Predicting March weather in Ky.
Now that winter is rearing its icy head, I am not one of those people who wax nostalgic about fireplaces and heating their homes with open fireplaces or wood/coal burning stoves or furnaces.
If I was a TV weather forecaster employed by, name a Kentucky station, and if I had accurately predicted several big snows in December and January as well as a couple of floods, along with two more big snows in February, I would make arrangements to be out of town during the entire month of March.
In fact, no matter what my batting average might turn out to be, from December through February, I would have started a campaign in January to have my viewers accompany me on a cruise from somewhere in Florida to the source of the Nile. Or maybe we’d go to Australia and New Zealand since your host has always wanted to frolic with aborigines and rub noses with a Maori maiden.
If I could talk enough of my devoted viewers into signing up and shelling out we could all have the time of our lives and it wouldn’t cost me a penny because, hey, I’m the guy who thought it up and I haven’t steered you wrong all winter. You owe me, big time.
Let’s face it folks. Being a Kentucky meteorologist in March is very dangerous to your professional reputation. The best way to protect yourself is to get as far from the state as possible until April Fool’s Day has come and gone.
If you can’t afford to take off work and if the cruise fell through, you might be able be able to join the Weather Guy Exchange Program, whereby you swap places for a month with a counterpart at a sister station in, let’s say, San Diego.
While you’re out there doing your report on pending mudslides from the big zoo, with a giraffe or ostrich staring down at you as you speak, your exchange buddy will be back in Kentucky trying to explain why the six inch snow he had predicted last night failed to materialize. Or maybe he’ll be trying to explain why he forgot to mention, last night, the foot of white stuff we got that is out there snarling traffic at daylight.
But, to give credit where it’s due, every once in a while our meteorologists do get March weather right. It happened last Sunday afternoon and night when I couldn’t keep up with the basketball scores because winter weather warnings kept streaming across the bottom of the screen. The evening news forecaster claimed that it would actually happen this time.
Then we woke up at 5 a.m. on Monday morning because the dog was barking, looking out the upstairs window, scared of the snow. Said dog weighs just over 100 pounds, but, if it looks scary, he barks because he thinks he’s supposed to sound the alarm.

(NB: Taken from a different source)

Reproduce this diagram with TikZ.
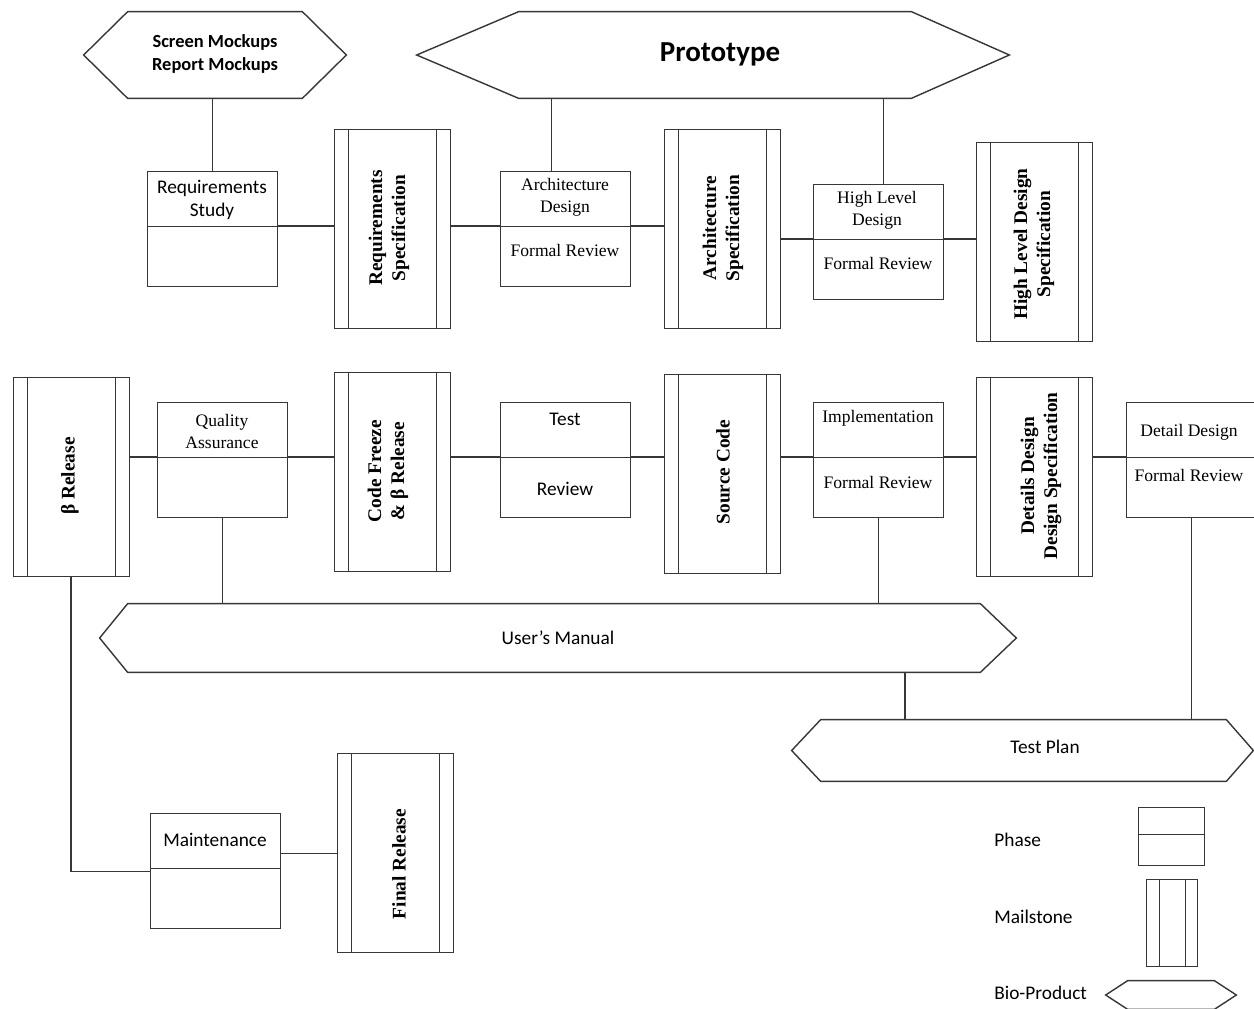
\documentclass[tikz,border=0pt]{standalone}
\usepackage{fontspec}
\setmainfont{Liberation Serif}
\newfontfamily\calib{Carlito}
\newlength\pxl
\setlength\pxl{0.02cm}
\definecolor{ink}{RGB}{55,55,55}
% hexagonal by-product outline around an invisible rectangular node:
% #1 node name, #2 left point depth, #3 right point depth (in px units)
\newcommand\bioshape[3]{%
  \draw[line] (#1.north west) -- (#1.north east) -- ([xshift=#3\pxl]#1.east)
    -- (#1.south east) -- (#1.south west) -- ([xshift=-#2\pxl]#1.west) -- cycle;}
\begin{document}
\begin{tikzpicture}[x=0.02cm,y=-0.02cm,
  line/.style={draw=ink, line width=0.8pt},
  phase/.style={rectangle, draw=ink, line width=0.8pt, minimum width=130\pxl,
    minimum height=115\pxl, inner sep=0pt, anchor=north west,
    path picture={\draw[ink, line width=0.8pt]
      ([yshift=-#1]path picture bounding box.north west) --
      ([yshift=-#1]path picture bounding box.north east);}},
  phase/.default=55\pxl,
  milestone/.style={rectangle, draw=ink, line width=0.8pt, minimum width=116\pxl,
    minimum height=199\pxl, inner sep=0pt, anchor=north west,
    path picture={\draw[ink, line width=0.8pt]
      ([xshift=#1]path picture bounding box.north west) --
      ([xshift=#1]path picture bounding box.south west)
      ([xshift=-#1]path picture bounding box.north east) --
      ([xshift=-#1]path picture bounding box.south east);}},
  milestone/.default=14\pxl,
  hexbox/.style={rectangle, inner sep=0pt, draw=none},
  sans/.style={font=\calib\fontsize{11}{13.5}\selectfont, align=center, text=black, inner sep=0pt},
  serif/.style={font=\fontsize{10}{12.5}\selectfont, align=center, text=black, inner sep=0pt},
  mile/.style={font=\bfseries\fontsize{11}{13}\selectfont, align=center, rotate=90, text=black, inner sep=0pt}
]
\useasboundingbox (0,0) rectangle (1254,1008);

% ---------------- by-products ----------------
\node[hexbox, minimum width=174\pxl, minimum height=86\pxl] (smock) at (215,55) {};
\bioshape{smock}{44}{44}
\node[font=\calib\bfseries\fontsize{10.5}{13}\selectfont, align=center, inner sep=0pt] (smock-t) at (215,54) {Screen Mockups\\Report Mockups};

\node[hexbox, minimum width=392\pxl, minimum height=86\pxl] (proto) at (715,55) {};
\bioshape{proto}{102}{98}
\node[font=\calib\bfseries\fontsize{16.5}{18}\selectfont, inner sep=0pt] (proto-t) at (720,54) {Prototype};

\node[hexbox, minimum width=852\pxl, minimum height=68\pxl] (uman) at (554,638) {};
\bioshape{uman}{28}{36}
\node[sans] (uman-t) at (558,638) {User’s Manual};

\node[hexbox, minimum width=405\pxl, minimum height=61\pxl] (tplan) at (1023.5,750.5) {};
\bioshape{tplan}{29}{27}
\node[sans] (tplan-t) at (1045,747) {Test Plan};

% ---------------- first row ----------------
\node[phase] (rstudy) at (147,171) {};
\node[sans] (rstudy-t) at (212,200) {Requirements\\Study};
\node[milestone] (rspec) at (334,129) {};
\node[mile] (rspec-t) at (389,228) {Requirements\\Specification};
\node[phase] (archd) at (500,171) {};
\node[serif] (archd-t) at (565,197) {Architecture\\Design};
\node[serif] (archd-r) at (565,250) {Formal Review};
\node[milestone] (aspec) at (664,129) {};
\node[mile] (aspec-t) at (723,228) {Architecture\\Specification};
\node[phase] (hld) at (813,184) {};
\node[serif] (hld-t) at (877,210) {High Level\\Design};
\node[serif] (hld-r) at (878,263) {Formal Review};
\node[milestone] (hspec) at (976,142) {};
\node[mile] (hspec-t) at (1034,244) {High Level Design\\Specification};

% ---------------- second row ----------------
\node[milestone] (betar) at (13,377) {};
\node[mile] (betar-t) at (70,476) {β Release};
\node[phase] (qa) at (157,402) {};
\node[serif] (qa-t) at (222,431) {Quality\\Assurance};
\node[milestone] (cf) at (334,372) {};
\node[mile] (cf-t) at (388,471) {Code Freeze\\\& β Release};
\node[phase] (test) at (500,402) {};
\node[sans] (test-t) at (565,419) {Test};
\node[sans] (test-r) at (565,489) {Review};
\node[milestone] (src) at (664,374) {};
\node[mile] (src-t) at (723,472) {Source Code};
\node[phase] (impl) at (813,402) {};
\node[serif] (impl-t) at (878,418) {Implementation};
\node[serif] (impl-r) at (878,482) {Formal Review};
\node[milestone] (dds) at (976,377) {};
\node[mile] (dds-t) at (1041,476) {Details Design\\Design Specification};
\node[phase] (dd) at (1126,402) {};
\node[serif] (dd-t) at (1189,432) {Detail Design};
\node[serif] (dd-r) at (1189,475) {Formal Review};

% ---------------- third row ----------------
\node[phase] (maint) at (150,813) {};
\node[sans] (maint-t) at (215,840) {Maintenance};
\node[milestone] (final) at (337,753) {};
\node[mile] (final-t) at (399,864) {Final Release};

% ---------------- divider levels used by the connectors ----------------
\coordinate (rstudy-d) at ([yshift=-55\pxl]rstudy.north east);
\coordinate (archd-d) at ([yshift=-55\pxl]archd.north west);
\coordinate (hld-d) at ([yshift=-55\pxl]hld.north west);
\coordinate (row2) at ([yshift=-55\pxl]qa.north west);

% ---------------- connectors ----------------
\draw[line] (rstudy.north |- smock.south) -- (rstudy.north);
\coordinate (pa) at ([xshift=-14\pxl]archd.north);
\draw[line] (pa |- proto.south) -- (pa);
\coordinate (ph) at ([xshift=5\pxl]hld.north);
\draw[line] (ph |- proto.south) -- (ph);

\draw[line] (rstudy-d) -- (rstudy-d -| rspec.west);
\draw[line] (rstudy-d -| rspec.east) -- (archd-d);
\draw[line] (archd-d -| archd.east) -- (archd-d -| aspec.west);
\draw[line] (hld-d -| aspec.east) -- (hld-d);
\draw[line] (hld-d -| hld.east) -- (hld-d -| hspec.west);

\draw[line] (row2 -| betar.east) -- (row2 -| qa.west);
\draw[line] (row2 -| qa.east) -- (row2 -| cf.west);
\draw[line] (row2 -| cf.east) -- (row2 -| test.west);
\draw[line] (row2 -| test.east) -- (row2 -| src.west);
\draw[line] (row2 -| src.east) -- (row2 -| impl.west);
\draw[line] (row2 -| impl.east) -- (row2 -| dds.west);
\draw[line] (row2 -| dds.east) -- (row2 -| dd.west);

\draw[line] (qa.south) -- (qa.south |- uman.north);
\draw[line] (impl.south) -- (impl.south |- uman.north);
\coordinate (um) at ([xshift=351\pxl]uman.south);
\draw[line] (um) -- (um |- tplan.north);
\draw[line] (dd.south) -- (dd.south |- tplan.north);

\draw[line] (betar.south -| 71,0) |- (maint.west);
\draw[line] (maint.east |- final.west) -- (final.west);

% ---------------- legend ----------------
\node[sans, anchor=west] (lg-phase) at (994,840) {Phase};
\node[phase=27\pxl, minimum width=66\pxl, minimum height=58\pxl] (lg-pbox) at (1138,807) {};
\node[sans, anchor=west] (lg-mile) at (994,917) {Mailstone};
\node[milestone=12.5\pxl, minimum width=51\pxl, minimum height=87\pxl] (lg-mbox) at (1146,879) {};
\node[sans, anchor=west] (lg-bio) at (994,993) {Bio-Product};
\node[hexbox, minimum width=86\pxl, minimum height=28\pxl] (lg-hex) at (1171,995) {};
\bioshape{lg-hex}{22}{22}
\end{tikzpicture}
\end{document}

In the meantime, Loretta switched to one of the TV weather apps on her cell phone and, sure nuff, the same guy we’d seen 11 hours earlier was out there stranded off the pavement on I-75 south. He couldn’t get any farther and he couldn’t turn around to get back, but he was more gleeful than a kid on Christmas morning. I actually thought he might have hit the Powerball jackpot and had just now found his ticket. That’s how elated people in his profession get when they nail a March weather forecast in Kentucky.
However, as I said earlier, if I was a Kentucky weather guy, I’d have been on an extended south seas cruise or swapping places with my buddy in San Diego while all of this was going on.
When I returned home in April I’d be welcomed with a ticker tape parade down Richmond Road from the Athens exit all the way to Rupp Arena. That’s how tickled my viewers would be to have their trustworthy weather guy back in town.
My first forecast would advise viewers not to plan any serious gardening for the next couple of weeks because the ground wasn’t going to be dry enough to plow. It’s nearly impossible to be wrong about the first two weeks of April.